Data excerpt =>

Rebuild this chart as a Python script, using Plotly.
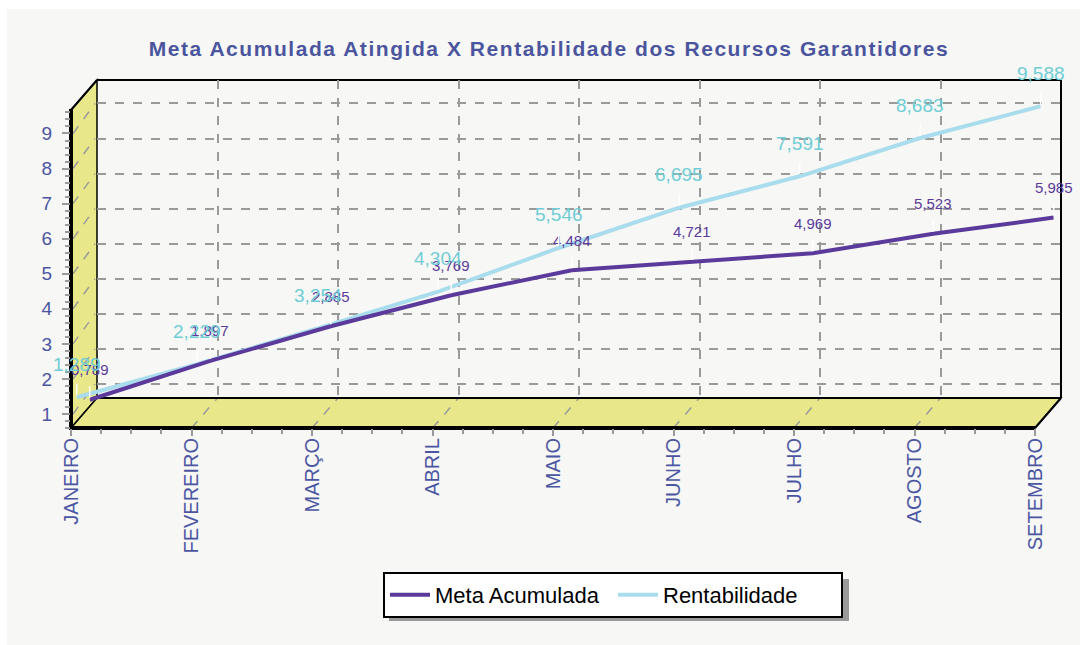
import plotly.graph_objects as go

months = ["JANEIRO", "FEVEREIRO", "MARÇO", "ABRIL", "MAIO", "JUNHO", "JULHO", "AGOSTO", "SETEMBRO"]
meta_acumulada = [0.789, 1.897, 2.885, 3.769, 4.484, 4.721, 4.969, 5.523, 5.985]
rentabilidade = [1.289, 2.229, 3.254, 4.304, 5.546, 6.695, 7.591, 8.683, 9.588]
y_ticks = [1, 2, 3, 4, 5, 6, 7, 8, 9]

W, H = 1080, 645
FONT = "Liberation Sans, Arial, sans-serif"
AXCOL = "#4b56a2"
PURPLE = "#5b3a9b"
LBLUE = "#a9dcec"
LBLUE_TXT = "#6fcdd6"
YELLOW = "#e8e88b"
PANEL = "#f7f7f5"

# front plane (pixels)
FX0, FX1, FY0, FY1 = 71, 1035, 110, 428
DX, DY = 26, -30  # depth offset to back plane
YMIN, YMAX = 0.6, 9.67


def px(x):
    return x / W


def py(y):
    return 1 - y / H


def dom(depth):
    return dict(
        x=[px(FX0 + DX * depth), px(FX1 + DX * depth)],
        y=[py(FY1 + DY * depth), py(FY0 + DY * depth)],
    )


def yf(v):
    return FY1 - (v - YMIN) / (YMAX - YMIN) * (FY1 - FY0)


def xf(k):
    return FX0 + k / 8 * (FX1 - FX0)


fig = go.Figure()

# invisible traces to anchor axes
fig.add_trace(go.Scatter(x=[0, 8], y=[1, 9], xaxis="x", yaxis="y", mode="markers",
                         marker=dict(opacity=0), hoverinfo="skip", showlegend=False))
fig.add_trace(go.Scatter(x=[0, 8], y=[1, 9], xaxis="x2", yaxis="y2", mode="markers",
                         marker=dict(opacity=0), hoverinfo="skip", showlegend=False))

fig.add_trace(go.Scatter(x=months, y=meta_acumulada, xaxis="x4", yaxis="y4", mode="lines",
                         line=dict(color=PURPLE, width=4), name="Meta Acumulada", hoverinfo="skip"))
fig.add_trace(go.Scatter(x=months, y=rentabilidade, xaxis="x3", yaxis="y3", mode="lines",
                         line=dict(color=LBLUE, width=4), name="Rentabilidade", hoverinfo="skip"))

annotations = []
for m, v in zip(months, meta_acumulada):
    annotations.append(dict(x=m, y=v, xref="x4", yref="y4", text="", showarrow=True, ax=0, ay=-15,
                            arrowhead=0, arrowwidth=1.5, arrowcolor="white", standoff=2))
    annotations.append(dict(x=m, y=v, xref="x4", yref="y4", text=f"{v:.3f}".replace(".", ","),
                            showarrow=False, yshift=30, font=dict(family=FONT, size=15, color=PURPLE)))
for m, v in zip(months, rentabilidade):
    annotations.append(dict(x=m, y=v, xref="x3", yref="y3", text="", showarrow=True, ax=0, ay=-15,
                            arrowhead=0, arrowwidth=1.5, arrowcolor="white", standoff=2))
    annotations.append(dict(x=m, y=v, xref="x3", yref="y3", text=f"{v:.3f}".replace(".", ","),
                            showarrow=False, yshift=33, font=dict(family=FONT, size=19, color=LBLUE_TXT)))

shapes = []
# panel background
shapes.append(dict(type="rect", xref="paper", yref="paper", x0=px(7), x1=1, y0=0, y1=py(9),
                   fillcolor=PANEL, line=dict(width=0), layer="below"))


def path(pts):
    return "M " + " L ".join(f"{px(a)},{py(b)}" for a, b in pts) + " Z"


# left wall
shapes.append(dict(type="path", xref="paper", yref="paper",
                   path=path([(FX0, FY0), (FX0 + DX, FY0 + DY), (FX0 + DX, FY1 + DY), (FX0, FY1)]),
                   fillcolor=YELLOW, line=dict(color="black", width=1.5), layer="below"))
# floor
shapes.append(dict(type="path", xref="paper", yref="paper",
                   path=path([(FX0, FY1), (FX0 + DX, FY1 + DY), (FX1 + DX, FY1 + DY), (FX1, FY1)]),
                   fillcolor=YELLOW, line=dict(color="black", width=1.5), layer="below"))


def seg(x0, y0, x1, y1, color="black", width=2, dash="solid"):
    shapes.append(dict(type="line", xref="paper", yref="paper", x0=px(x0), y0=py(y0), x1=px(x1), y1=py(y1),
                       line=dict(color=color, width=width, dash=dash), layer="below"))


# dashed diagonals on wall and floor
for v in y_ticks:
    seg(FX0 + 2, yf(v), FX0 + DX - 2, yf(v) + DY, color="#9a9a9a", width=1.5, dash="dash")
for k in range(1, 9):
    seg(xf(k), FY1, xf(k) + DX, FY1 + DY, color="#9a9a9a", width=1.5, dash="dash")

# edges
seg(FX0 + DX, FY0 + DY, FX1 + DX, FY0 + DY, width=2)   # back top
seg(FX1 + DX, FY0 + DY, FX1 + DX, FY1 + DY, width=2)   # back right
seg(FX0 + DX, FY1 + DY, FX1 + DX, FY1 + DY, width=2)   # floor back edge
seg(FX1, FY1, FX1 + DX, FY1 + DY, width=2)             # floor right diagonal
seg(FX0, FY0, FX0 + DX, FY0 + DY, width=2)             # wall top diagonal
seg(FX0, FY0 - 1, FX0, FY1 + 2, width=4)               # wall front edge
seg(FX0 - 1, FY1, FX1, FY1, width=4)                   # floor front edge

# legend shadow
shapes.append(dict(type="rect", xref="paper", yref="paper", x0=px(389), x1=px(849), y0=py(621), y1=py(579),
                   fillcolor="#9a9a9a", line=dict(width=0), layer="below"))

axis_common = dict(showline=False, zeroline=False, automargin=False)
d_back, d_front, d_blue, d_purple = dom(1), dom(0), dom(0.22), dom(0.72)

title_txt = "<span style='letter-spacing:1.55px'>Meta Acumulada Atingida X Rentabilidade dos Recursos Garantidores</span>"

fig.update_layout(
    width=W, height=H, autosize=False,
    margin=dict(l=0, r=0, t=0, b=0, pad=0, autoexpand=False),
    paper_bgcolor="white", plot_bgcolor="rgba(0,0,0,0)",
    font=dict(family=FONT),
    title=dict(text=title_txt,
               x=px(549), y=py(49), xanchor="center", yanchor="middle",
               font=dict(family=FONT, size=21, color="#4a559e", weight="bold")),
    xaxis=dict(domain=d_back["x"], range=[0, 8], dtick=1, showgrid=True, gridcolor="#9a9a9a",
               griddash="dash", gridwidth=1.5, showticklabels=False, ticks="", anchor="y", **axis_common),
    yaxis=dict(domain=d_back["y"], range=[YMIN, YMAX], tick0=1, dtick=1, showgrid=True, gridcolor="#9a9a9a",
               griddash="dash", gridwidth=1.5, showticklabels=False, ticks="", anchor="x", **axis_common),
    xaxis2=dict(domain=d_front["x"], range=[0, 8], tickvals=list(range(len(months))), ticktext=months,
                tickangle=-90, ticks="outside", ticklen=7, tickwidth=1.5, tickcolor="#9a9a9a",
                ticklabelstandoff=-6,
                minor=dict(dtick=0.25, ticks="outside", ticklen=5, tickcolor="#9a9a9a", tickwidth=1.5),
                showgrid=False, anchor="y2", tickfont=dict(family=FONT, size=20, color=AXCOL), **axis_common),
    yaxis2=dict(domain=d_front["y"], range=[YMIN, YMAX], tickvals=y_ticks, ticks="outside", ticklen=8,
                tickwidth=1.5, tickcolor="#9a9a9a", ticklabelstandoff=6,
                minor=dict(dtick=0.2, tick0=0, ticks="outside", ticklen=5, tickcolor="#9a9a9a", tickwidth=1.5),
                showgrid=False, anchor="x2", tickfont=dict(family=FONT, size=19, color=AXCOL), **axis_common),
    xaxis3=dict(domain=d_blue["x"], range=[0, 8], type="category", categoryarray=months, visible=False,
                anchor="y3", automargin=False),
    yaxis3=dict(domain=d_blue["y"], range=[YMIN, YMAX], visible=False, anchor="x3", automargin=False),
    xaxis4=dict(domain=d_purple["x"], range=[0, 8], type="category", categoryarray=months, visible=False,
                anchor="y4", automargin=False),
    yaxis4=dict(domain=d_purple["y"], range=[YMIN, YMAX], visible=False, anchor="x4", automargin=False),
    legend=dict(orientation="h", x=px(383), y=py(595), xanchor="left", yanchor="middle",
                bgcolor="white", bordercolor="black", borderwidth=2,
                entrywidth=173, entrywidthmode="pixels",
                font=dict(family=FONT, size=22, color="black"), itemwidth=40, tracegroupgap=0),
    shapes=shapes,
    annotations=annotations,
    hovermode=False,
)

fig.write_html("out.html", config={"displayModeBar": False},
               post_script="document.body.style.margin='0';document.body.style.overflow='hidden';")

Problem to solve => Copy exactly the lines running from the beginning of the listing through the line that has "y_ticks = [1, 2, 3, 4, 5, 6, 7, 8, 9]". Drop the pictures.

Problem solution =>
Rebuild this chart as a Python script, using Plotly.
import plotly.graph_objects as go

months = ["JANEIRO", "FEVEREIRO", "MARÇO", "ABRIL", "MAIO", "JUNHO", "JULHO", "AGOSTO", "SETEMBRO"]
meta_acumulada = [0.789, 1.897, 2.885, 3.769, 4.484, 4.721, 4.969, 5.523, 5.985]
rentabilidade = [1.289, 2.229, 3.254, 4.304, 5.546, 6.695, 7.591, 8.683, 9.588]
y_ticks = [1, 2, 3, 4, 5, 6, 7, 8, 9]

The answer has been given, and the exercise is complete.